L’accent tonique était plus marqué dans les dialectes gallo-romans que dans les autres zones de la Romania, et plus nettement encore dans les dialectes d’oïl que dans les dialectes d’oc, sans doute sous l’influence du francique. C’est ce qui explique que les dialectes gallo-romans présentent de nombreuses diphtongues – une voyelle a tendance à se diphtonguer sous l’intensité de l’accent.
Définitions : Diphtongue - Diphtongaison
Une diphtongue est une voyelle complexe qui se segmente et/ou change de timbre en cours d’émission.
La diphtongaison est soit la segmentation en deux éléments vocaliques distincts d’une voyelle accentuée (diphtongaison par segmentation), soit l’association en une seule syllabe de deux segments vocaliques distincts (diphtongaison par soudure).
Le processus de diphtongaison touche beaucoup plus le français que les autres langues romanes : on parle d’ailleurs de « diphtongaison française » pour caractériser la diphtongaison des voyelles toniques /e/, /o/ et /a/ qui ne se produit pas dans les autres langues romanes, par opposition à la diphtongaison des voyelles /ɛ/ et /ɔ/ qui touche l’ensemble des langues-filles du latin vulgaire. Au sein du français, la diphtongaison a davantage touché les dialectes wallons, au nord (là où la concentration franque était plus forte), que les dialectes provençaux, au sud.
Le dynamisme de l’accent du gallo-roman n’est pas seulement responsable de nombreuses diphtongaisons. Du fait de la tonicité de l’accent, de nombreux phonèmes s’amüissent, c’est-à-dire cessent de se prononcer en gallo-roman – un processus amorcé en latin vulgaire et qui s’accusera tout au long de l’évolution du latin vers le français.
Les voyelles post-toniques (situées juste après la tonique) s’amüissent précocement – dans le latin vulgaire. En gallo-roman, s’y ajoutent les voyelles finales, qui vont s’amüir ou, si elles conservent, s’affaiblir en /ə/, le système gagnant ainsi une nouvelle voyelle, ainsique les voyelles prétoniques internes (situées juste avant la tonique). L’amuïssement des voyelles finales ou leur affaiblissement en /ə/ est une des principales caractéristiques qui différencie le français de ses langues-sœurs.
Ces multiples amüissement vocaliques vont créer de nouveaux environnements consonantiques : des consonnes qui étaient jusqu’alors intervocaliques vont se retrouver en position préconsonantique, postconsonantique ou finale et vont dès lors voir se réorienter leur évolution. C’est ainsi que le /l/ devenu préconsonantique va se vélariser en /ɫ/ en gallo-roman, comme c’était déjà le cas en latin classique et en latin vulgaire.

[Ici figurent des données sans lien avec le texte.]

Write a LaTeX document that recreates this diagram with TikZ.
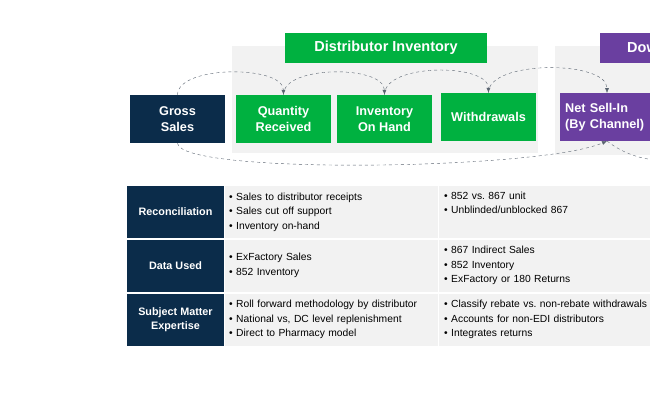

C’est durant la phase gallo-romane également que le français va acquérir une autre de ses voyelles caractéristiques, la voyelle /y/ qui, du fait qu’elle n’est pas présente dans les autres langues romanes, est souvent considérée comme liée à son substrat celtique ou à son superstrat francique, mais dont l’explication pourrait aussi bien être tout simplement dans la structure même du système vocalique qui se met en place à cette époque.
Le gallo-roman est aussi plus riche en consonnes que le latin vulgaire : le latin vulgaire se démarquait du latin classique par ses consonnes palatales, le gallo-roman y ajoute les affriquées /ʤ/-/ʧ/, /ʦ/-/ʣ/, issues elles aussi des processus de palatalisations, qui se poursuivent durant cette période. Le gallo-roman acquiert également un /h/ hérité des Francs.
Comme le latin vulgaire, le gallo-roman développera des spirantes – /β/, /ð/, /θ/, / ɣ/, /x/ – qui ne constitueront qu’une étape transitoire de l’évolution des consonnes occlusives et ne passeront pas le cap de ce chronolecte.
Définitions : Spirante - Spirantisation
Une consonne spirante est une consonne constrictive produite par un rapprochement modéré des organes phonateurs qui ne va pas jusqu’à produire le bruit de friction caractéristique des fricatives.
On parle de spirantisation quand une consonne occlusive perd son occlusion et passe à la constrictive correspondante.